Morgan Tsvangirai: Mugabe's opponent who nearly became president

A powerful orator from humble beginnings, Morgan Tsvangirai was arguably Zimbabwe’s most popular politician and came within a whisker of unseating Robert Mugabe only to be outmanoeuvred and ultimately outlived by his long-time nemesis.

At the peak of his career, the self-taught son of a brick-layer served as prime minister to Mugabe’s president in a 2009-2013 unity government cobbled together after a disputed and violent election in which scores of his supporters were killed.

His presence helped stabilise an economy in freefall but Mugabe reneged on pledges to overhaul the former British colony’s partisan security forces and Tsvangirai was shunted back into his familiar role as opposition gadfly.

A hefty electoral defeat in 2013, blamed in part on Tsvangirai’s involvement in two sex scandals, put paid to his dreams of one day leading the southern African nation and three years later he revealed he was being treated for colon cancer.

He died on Wednesday aged 65, after 18 months of treatment in neighbouring South Africa.

Despite their rivalry, 93-year-old Mugabe harboured grudging respect for an opponent who suffered multiple abuses at the hands of security forces, including a police beating in 2007 that left him with deep gashes in his head.

During their time in power together, the two men developed an uneasy working relationship, squabbling frequently but also taking afternoon tea every Monday and even joking about their frequent head-butting.

“I’ve got my fair share of criticisms and also dealt back rights and lefts and upper cuts. But that’s the game,” Mugabe said on the eve of the 2013 vote, mimicking the movements of a boxer.

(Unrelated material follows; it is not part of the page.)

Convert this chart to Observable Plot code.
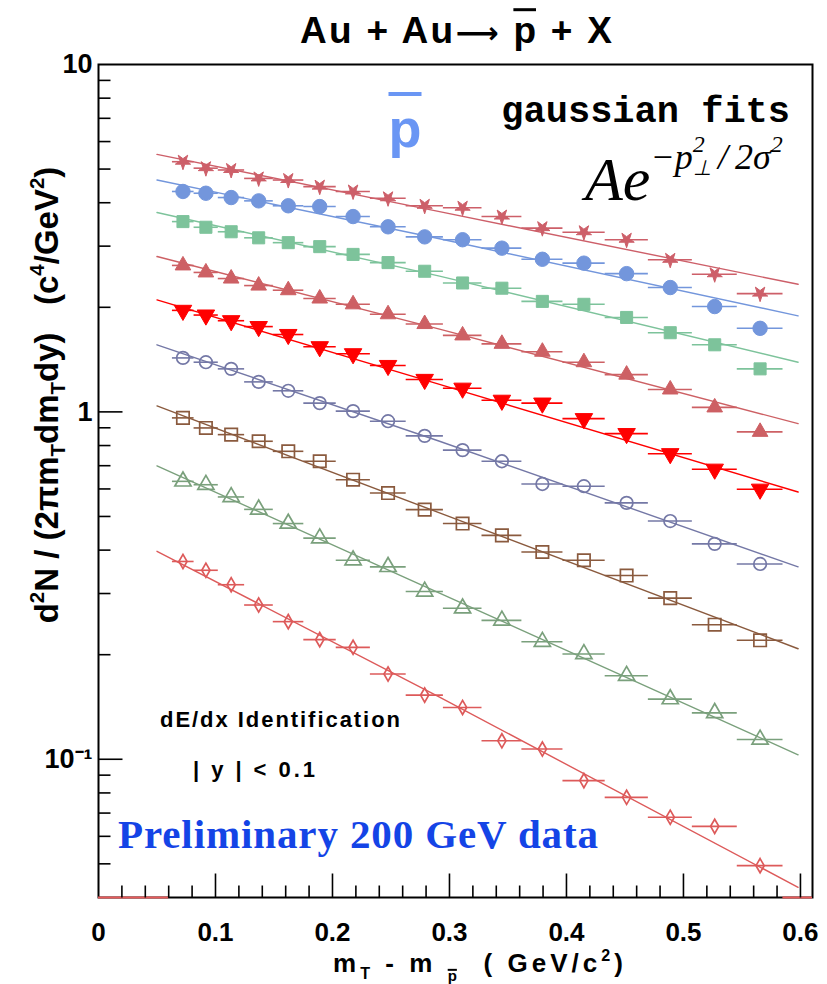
<!DOCTYPE html>
<html><head><meta charset="utf-8">
<script src="https://cdn.jsdelivr.net/npm/d3@7"></script>
<script src="https://cdn.jsdelivr.net/npm/@observablehq/plot@0.6"></script>
<style>body{margin:0;background:#fff}#chart{position:relative;width:827px;height:984px}</style>
</head><body><div id="chart"></div>
<script>
// ---------------- data ----------------
const xCenter = [0.0722,0.0918,0.1134,0.1369,0.1622,0.1891,0.2176,0.2475,0.2788,0.3112,0.3448,0.3794,0.4149,0.4514,0.4887,0.5267,0.5655];
const xLow    = [0.0632,0.0817,0.1024,0.1249,0.1494,0.1755,0.2032,0.2324,0.2630,0.2948,0.3278,0.3619,0.3970,0.4331,0.4700,0.5076,0.5460];
const xHigh   = [0.0817,0.1024,0.1249,0.1494,0.1755,0.2032,0.2324,0.2630,0.2948,0.3278,0.3619,0.3970,0.4331,0.4700,0.5076,0.5460,0.5851];

const yStar       = [5.25,5.03,4.97,4.70,4.65,4.45,4.31,4.12,3.92,3.87,3.65,3.38,3.29,3.13,2.74,2.49,2.19];
const yCircle     = [4.31,4.26,4.14,4.05,3.92,3.90,3.65,3.41,3.19,3.13,2.96,2.75,2.68,2.50,2.28,2.01,1.74];
const ySquare     = [3.53,3.40,3.30,3.17,3.07,2.99,2.84,2.69,2.54,2.35,2.27,2.08,2.04,1.87,1.69,1.56,1.33];
const yTriUp      = [2.64,2.52,2.42,2.31,2.24,2.12,2.04,1.91,1.79,1.66,1.57,1.49,1.39,1.28,1.16,1.03,0.876];
const yTriDown    = [1.96,1.90,1.83,1.76,1.67,1.54,1.47,1.36,1.24,1.17,1.08,1.06,0.956,0.866,0.758,0.684,0.599];
const yOpenCircle = [1.43,1.39,1.33,1.22,1.15,1.06,1.005,0.940,0.853,0.776,0.721,0.620,0.611,0.547,0.485,0.417,0.365];
const yOpenSquare = [0.961,0.899,0.860,0.823,0.770,0.721,0.638,0.584,0.523,0.477,0.441,0.395,0.374,0.338,0.291,0.244,0.220];
const yOpenTri    = [0.631,0.617,0.569,0.524,0.477,0.433,0.374,0.358,0.304,0.272,0.251,0.218,0.201,0.174,0.149,0.136,0.114];
const yDiamond    = [0.371,0.350,0.318,0.278,0.249,0.221,0.210,0.176,0.153,0.141,0.113,0.107,0.0868,0.0777,0.0681,0.0641,0.0494];

// gaussian fit curves, read at start, middle and end
const fitX          = [0.050, 0.2915, 0.598];
const fitStar       = [5.51, 3.77, 2.33];
const fitCircle     = [4.65, 3.15, 1.89];
const fitSquare     = [3.75, 2.46, 1.39];
const fitTriUp      = [2.80, 1.73, 0.925];
const fitTriDown    = [2.10, 1.20, 0.588];
const fitOpenCircle = [1.56, 0.823, 0.358];
const fitOpenSquare = [1.04, 0.512, 0.208];
const fitOpenTri    = [0.699, 0.301, 0.103];
const fitDiamond    = [0.397, 0.151, 0.0428];

// axes
const xTickLabels = [0, 0.1, 0.2, 0.3, 0.4, 0.5, 0.6];
const xMajorTicks = [0.1, 0.2, 0.3, 0.4, 0.5, 0.6];
const xMinorTicks = [0.02,0.04,0.06,0.08,0.12,0.14,0.16,0.18,0.22,0.24,0.26,0.28,0.32,0.34,0.36,0.38,0.42,0.44,0.46,0.48,0.52,0.54,0.56,0.58];
const yTickLabels = [0.1, 1, 10];
const yMajorTicks = [0.1, 1];
const yMinorTicks = [0.05,0.06,0.07,0.08,0.09,0.2,0.3,0.4,0.5,0.6,0.7,0.8,0.9,2,3,4,5,6,7,8,9];
const axisRedSegments = [{x1: 0, x2: 0.06}, {x1: 0.585, x2: 0.6103}];

// ---------------- symbols ----------------
const tau = 2 * Math.PI;
const triDown = {draw(ctx, size) {
  const s3 = Math.sqrt(3), y = Math.sqrt(size / (s3 * 3));
  ctx.moveTo(0, 2 * y); ctx.lineTo(-s3 * y, -y); ctx.lineTo(s3 * y, -y); ctx.closePath();
}};
const starDown = {draw(ctx, size) {
  const ka = 0.8908130915292852, kr = Math.sin(Math.PI / 10) / Math.sin(7 * Math.PI / 10);
  const kx = Math.sin(tau / 10) * kr, ky = -Math.cos(tau / 10) * kr;
  const r = Math.sqrt(size * ka), x = kx * r, y = ky * r;
  ctx.moveTo(0, r); ctx.lineTo(x, -y);
  for (let i = 1; i < 5; ++i) {
    const a = tau * i / 5, c = Math.cos(a), s = Math.sin(a);
    ctx.lineTo(s * r, c * r); ctx.lineTo(c * x - s * y, -(s * x + c * y));
  }
  ctx.closePath();
}};
const tickSym = (dx, dy) => ({draw(ctx) { ctx.moveTo(0, 0); ctx.lineTo(dx, dy); }});

// ---------------- series styles ----------------
const series = [
  {y: yStar,       fit: fitStar,       color: "#cd5f69", symbol: starDown,   r: 4.8, filled: true},
  {y: yCircle,     fit: fitCircle,     color: "#7396dc", symbol: "circle",   r: 7.2, filled: true},
  {y: ySquare,     fit: fitSquare,     color: "#7dc39b", symbol: "square",   r: 6.8, filled: true},
  {y: yTriUp,      fit: fitTriUp,      color: "#cd6064", symbol: "triangle", r: 5.8, filled: true},
  {y: yTriDown,    fit: fitTriDown,    color: "#ff0000", symbol: triDown,    r: 6.5, filled: true},
  {y: yOpenCircle, fit: fitOpenCircle, color: "#7478a6", symbol: "circle",   r: 6.3, filled: false},
  {y: yOpenSquare, fit: fitOpenSquare, color: "#8a5a3e", symbol: "square",   r: 7.0, filled: false},
  {y: yOpenTri,    fit: fitOpenTri,    color: "#7aa07c", symbol: "triangle", r: 6.0, filled: false},
  {y: yDiamond,    fit: fitDiamond,    color: "#dd5a5a", symbol: "diamond",  r: 4.3, filled: false}
];

const SANS = "'Liberation Sans', Arial, Helvetica, sans-serif";
const marks = [];
marks.push(Plot.frame({stroke: "black", strokeWidth: 2}));
marks.push(Plot.ruleY(axisRedSegments, {y: () => 0.04, x1: "x1", x2: "x2", stroke: "#e85a5a", strokeWidth: 2}));
marks.push(Plot.dot(xMajorTicks, {x: d => d, frameAnchor: "bottom", symbol: tickSym(0, -24), r: 1, fill: "none", stroke: "black", strokeWidth: 1.6}));
marks.push(Plot.dot(xMinorTicks, {x: d => d, frameAnchor: "bottom", symbol: tickSym(0, -12), r: 1, fill: "none", stroke: "black", strokeWidth: 1.6}));
marks.push(Plot.dot(yMajorTicks, {y: d => d, frameAnchor: "left", symbol: tickSym(24, 0), r: 1, fill: "none", stroke: "black", strokeWidth: 1.6}));
marks.push(Plot.dot(yMinorTicks, {y: d => d, frameAnchor: "left", symbol: tickSym(12, 0), r: 1, fill: "none", stroke: "black", strokeWidth: 1.6}));

for (const s of series) {
  const fitRows = fitX.map((x, i) => ({x, y: s.fit[i]}));
  const rows = xCenter.map((x, i) => ({x, x1: xLow[i], x2: xHigh[i], y: s.y[i]}));
  marks.push(Plot.line(fitRows, {x: "x", y: "y", curve: "natural", stroke: s.color, strokeWidth: 1.4}));
  marks.push(Plot.ruleY(rows, {y: "y", x1: "x1", x2: "x2", stroke: s.color, strokeWidth: 1.6}));
  marks.push(Plot.dot(rows, {x: "x", y: "y", symbol: s.symbol, r: s.r,
    fill: s.filled ? s.color : "none", stroke: s.color, strokeWidth: s.filled ? 1 : 1.7}));
}

marks.push(Plot.axisX({ticks: xTickLabels, tickSize: 0, tickPadding: 25, label: null,
  tickFormat: d => d === 0 ? "0" : d.toFixed(1), fontSize: 26, fontWeight: "bold", fontFamily: SANS}));
marks.push(Plot.axisY({ticks: yTickLabels, tickSize: 0, tickPadding: 6, label: null,
  tickFormat: d => d === 0.1 ? "10\u207B\u00B9" : String(d), fontSize: 27, fontWeight: "bold", fontFamily: SANS}));

const plot = Plot.plot({
  width: 827, height: 984,
  marginLeft: 98, marginRight: 15, marginTop: 64, marginBottom: 87,
  style: {background: "white", color: "black"},
  x: {domain: [0, 0.6103]},
  y: {type: "log", domain: [0.04, 10]},
  marks
});
document.getElementById("chart").append(plot);

// ---------------- text annotations ----------------
const svg = d3.select(plot);
function rich(x, y, parts, o) {
  const size = o.size;
  const g = svg.append("g");
  if (o.transform) g.attr("transform", o.transform);
  const t = g.append("text").attr("x", x).attr("y", y)
    .attr("font-size", size).attr("font-family", o.family || SANS)
    .attr("font-weight", o.weight || "normal").attr("font-style", o.style || "normal")
    .attr("fill", o.fill || "black").attr("text-anchor", o.anchor || "start");
  let cur = 0, prev = null; const overs = [];
  for (const p of parts) {
    const s = p.size || (p.v ? size * 0.62 : size);
    const target = p.v === "sup" ? -(p.shift ?? 0.42) * size : p.v === "sub" ? (p.shift ?? 0.22) * size : 0;
    const ts = t.append("tspan").attr("dy", target - cur).attr("font-size", s).text(p.t);
    cur = target;
    if (p.italic) ts.attr("font-style", "italic");
    if (p.family) ts.attr("font-family", p.family);
    if (p.weight) ts.attr("font-weight", p.weight);
    if (p.stackBack && prev) ts.attr("dx", -prev.node().getComputedTextLength());
    if (p.over) overs.push([ts, s, p.over, p.overW || 2]);
    prev = ts;
  }
  if (o.textLength) t.attr("textLength", o.textLength).attr("lengthAdjust", "spacing");
  for (const [ts, s, k, w] of overs) {
    const n = ts.node();
    const a = n.getStartPositionOfChar(0), b = n.getEndPositionOfChar(n.getNumberOfChars() - 1);
    g.append("line").attr("x1", a.x).attr("x2", b.x).attr("y1", a.y - k * s).attr("y2", a.y - k * s)
      .attr("stroke", o.fill || "black").attr("stroke-width", w);
  }
  return t;
}

// title
rich(456, 43, [{t: "Au + Au"}, {t: "\u27F6", family: "'DejaVu Sans', sans-serif", size: 30}, {t: " "}, {t: "p", over: 0.9, overW: 3}, {t: " + X"}],
  {size: 37, weight: "bold", anchor: "middle", textLength: 312});
// blue pbar
rich(405, 147, [{t: "p", over: 0.98, overW: 4}], {size: 54, weight: "bold", anchor: "middle", fill: "#6a96f4"});
// gaussian fits
rich(790, 122, [{t: "gaussian fits"}], {size: 37, weight: "bold", anchor: "end", family: "'Liberation Mono', 'Courier New', monospace"});
// formula
{
  const SERIF = "'Liberation Serif', 'Times New Roman', serif";
  rich(585, 200, [
    {t: "Ae"},
    {t: "\u2212p", size: 36, v: "sup", shift: 0.5},
    {t: "2", size: 24, v: "sup", shift: 0.78},
    {t: "\u22A5", size: 21, v: "sup", shift: 0.4, stackBack: true},
    {t: "\u2009/\u20092\u03C3", size: 36, v: "sup", shift: 0.5},
    {t: "2", size: 24, v: "sup", shift: 0.78}
  ], {size: 62, style: "italic", family: SERIF});
}
// identification text
rich(160, 727, [{t: "dE/dx Identification"}], {size: 22, weight: "bold", textLength: 240});
rich(193, 777, [{t: "| y | < 0.1"}], {size: 22, weight: "bold", textLength: 122});
rich(118, 848, [{t: "Preliminary 200 GeV data"}], {size: 41, weight: "bold", fill: "#1444e6",
  family: "'Liberation Serif', 'Times New Roman', serif", textLength: 480});
// x axis label
rich(333, 972, [{t: "m"}, {t: "T", v: "sub", shift: 0.25}, {t: " - m\u00a0"}, {t: "p", v: "sub", size: 15, shift: 0.35, over: 0.75, overW: 2},
  {t: "\u00a0\u00a0( GeV/c"}, {t: "2", v: "sup"}, {t: ")"}], {size: 26, weight: "bold", textLength: 290});
// y axis label
rich(0, 0, [{t: "d"}, {t: "2", v: "sup"}, {t: "N / (2"}, {t: "\u03C0"}, {t: "m"}, {t: "T", v: "sub"}, {t: "dm"}, {t: "T", v: "sub"}, {t: "dy)"},
  {t: "\u00a0\u00a0\u00a0(c"}, {t: "4", v: "sup"}, {t: "/GeV"}, {t: "2", v: "sup"}, {t: ")"}],
  {size: 33, weight: "bold", anchor: "middle", transform: "translate(58,395) rotate(-90)"});
</script>
</body></html>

“Although we boxed each other, it’s not as hostile as before. It’s all over now. We can shake hands.”

In the coalition’s early days, Tsvangirai even said he found Mugabe to be “very accommodative, very charming”.

CHALLENGING MUGABE

As a young man, Tsvangirai worked in a rural mine to support his family – he had six children with his first wife, Susan – and cut his political teeth in the labour movement as a mine foreman.

In 1988, he became full-time secretary general of the Zimbabwe Congress of Trade Unions, which broke ranks under his leadership with Mugabe’s ZANU-PF party, a bold step less than a decade after independence.

Tsvangirai led paralysing strikes against tax increases in 1997 and twice forced Mugabe to withdraw announced hikes, a rare setback for the former guerrilla leader who enjoyed almost total political control of Zimbabwe.

Buoyed by his union successes, Tsvangirai helped found the labour-backed Movement for Democratic Change (MDC) in 1999 and quickly became Zimbabwe’s most visible opposition figure, harnessing the frustrations of urban workers bearing the brunt of a struggling economy.

In February 2000, the MDC engineered Mugabe’s first poll defeat – the rejection in a national referendum of a draft constitution that would have entrenched his presidential powers.

That June, the MDC endured killings and police intimidation to stun ZANU-PF by winning 57 of the 120 seats in parliament after Tsvangirai captivated the public with his combative and compelling pro-poor rhetoric.

As he would do on two other occasions, Tsvangirai claimed to have been cheated by a mixture of cunning and violence meted out by Mugabe, who ruled for 37 years until forced to step down after a de facto coup in November 2017.

In March 2008, he came closest to unseating Mugabe.

Still bearing the scars of his treatment by police – an outrage that bolstered his popularity – Tsvangirai beat Mugabe in a first round vote but was forced to pull out of a run-off due to a campaign of violence against his supporters.

“FLAWED FIGURE”

His undoubted personal courage and political obduracy earned him plaudits in the West, with Australian Prime Minister Julia Gillard likening him in 2012 to pro-democracy figureheads such as South Africa’s Nelson Mandela or Myanmar’s Aung San Suu Kyi.

Those who knew him better described a headstrong man ill-equipped to take on a figure as entrenched and ruthless as Mugabe.

“Tsvangirai is a flawed figure, not readily open to advice, indecisive and with questionable judgment,” former U.S. ambassador Christopher Dell said in a diplomatic cable published by Wikileaks in 2009.

“He is an indispensable element for opposition success… but possibly an albatross around their necks once in power.”

Dell’s misgivings proved correct when, in 2013, voters failed to credit Tsvangirai with Zimbabwe’s economic turn-around under the coalition government and handed him his biggest electoral defeat.

Tsvangirai, whose colourful love life had been laid bare in Zimbabwe’s tabloids and the courts over the previous two years, dismissed the result as “monumental fraud”.

After the defeat, the MDC split for the second time in less than a decade as loyalists led by former finance minister Tendai Biti laid the blame squarely at his door. As age and illness crept up, Tsvangirai never had a chance to prove him wrong.